Jusqu’à quel point les entreprises doivent-elles aller dans ce processus de développement d’une culture commune ?

On ne peut pas plaquer une culture commune sur place et dire : « Voilà, maintenant c’est ça votre culture commune et vos valeurs communes, respectez-les. » Pour changer des comportements de manière durable, il faut inculquer du sens. C’est un travail de titan, qui prend du temps et de la patience, dans un monde où on a tout sauf le temps. Oui, nous cherchons depuis quatre décennies cet équilibre entre global et local et j’ai le regret d’annoncer qu’il n’y a pas de recette toute faite.

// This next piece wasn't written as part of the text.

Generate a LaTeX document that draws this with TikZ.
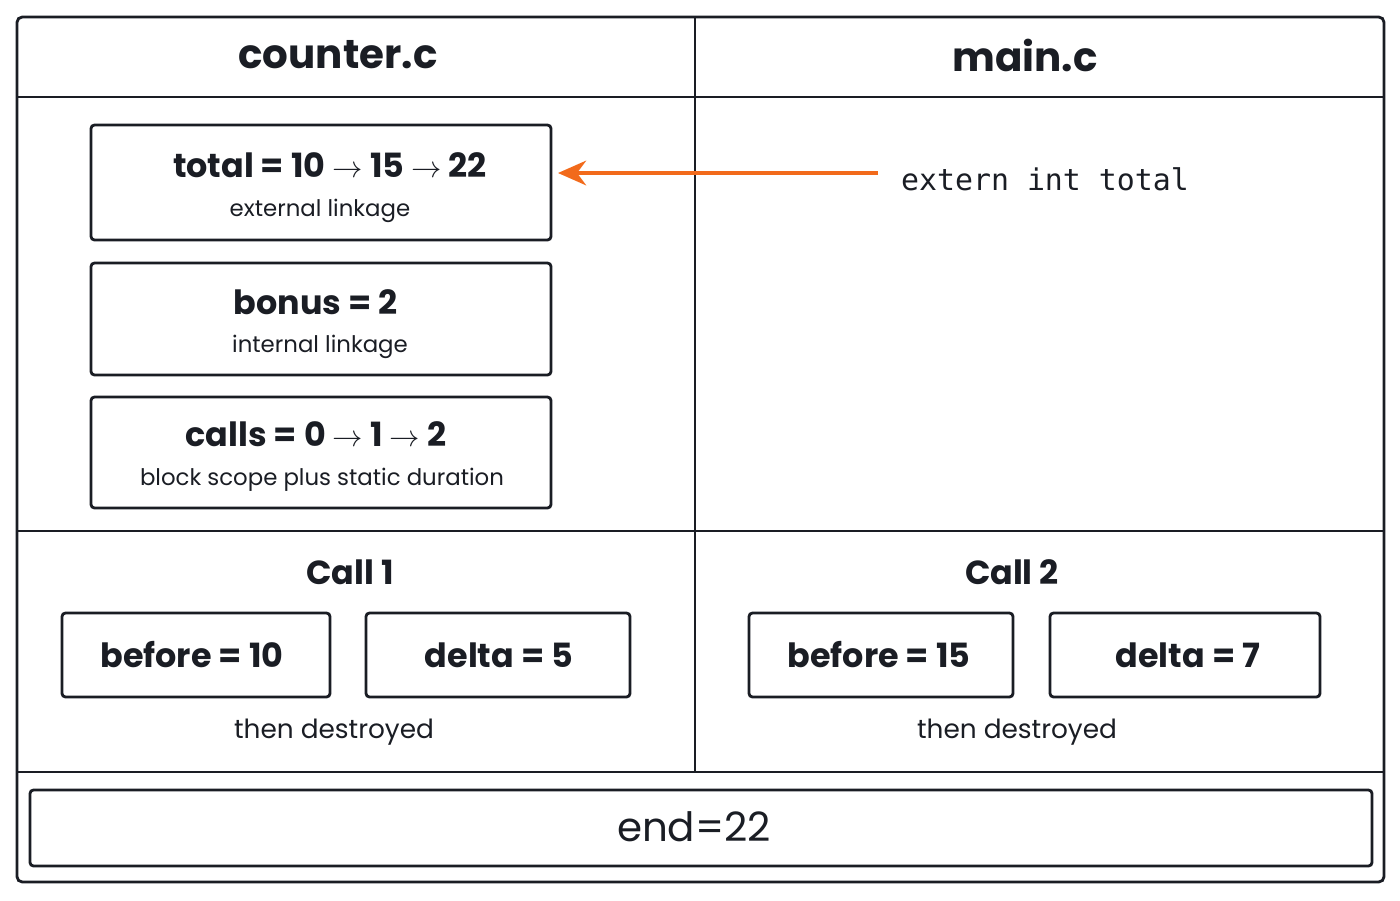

La mondialisation et l’internationalisation des carrières vont-elles réduire à terme la nécessité de prendre en compte le facteur interculturel ?

Il y a aujourd’hui, et il y aura de plus en plus, une élite mondialisée qui aura étudié dans les mêmes écoles, qui partage un même univers professionnel entre meetings, aéroports et chaînes d’hôtels mais il n’y a pas d’individu global : on vient toujours de quelque part, nous avons tous une histoire personnelle, même si elle est multiculturelle. La pluriculturalité n’est pas synonyme de globalité. Il faudra toujours prendre le temps de connaître votre interlocuteur, son histoire personnelle, où il (elle) a grandi, étudié…

Parcours

Arrivée en France où elle commence à travailler pour l’Unesco en 1999, Virginia Drummond obtient un doctorat en sciences de gestion à Dauphine en 2008. En 2009, elle crée Insightful, conseil en management interculturel, et commence à enseigner à l’EM Strasbourg comme professeure associée en gestion internationale des ressources humaines. Depuis 2010, elle est professeur et consultante pour la Fundação Dom Cabral, une école de gestion dédiée à la formation managériale au Brésil, partenaire de l’Insead et de Skema en France. Depuis 2012, elle enseigne à Emlyon Business School à Lyon et effectue des missions de formation et de conseil pour Insightful. En 2017, elle publie Le Management interculturel. Comprendre la diversité culturelle pour optimiser le management des équipes (Gereso).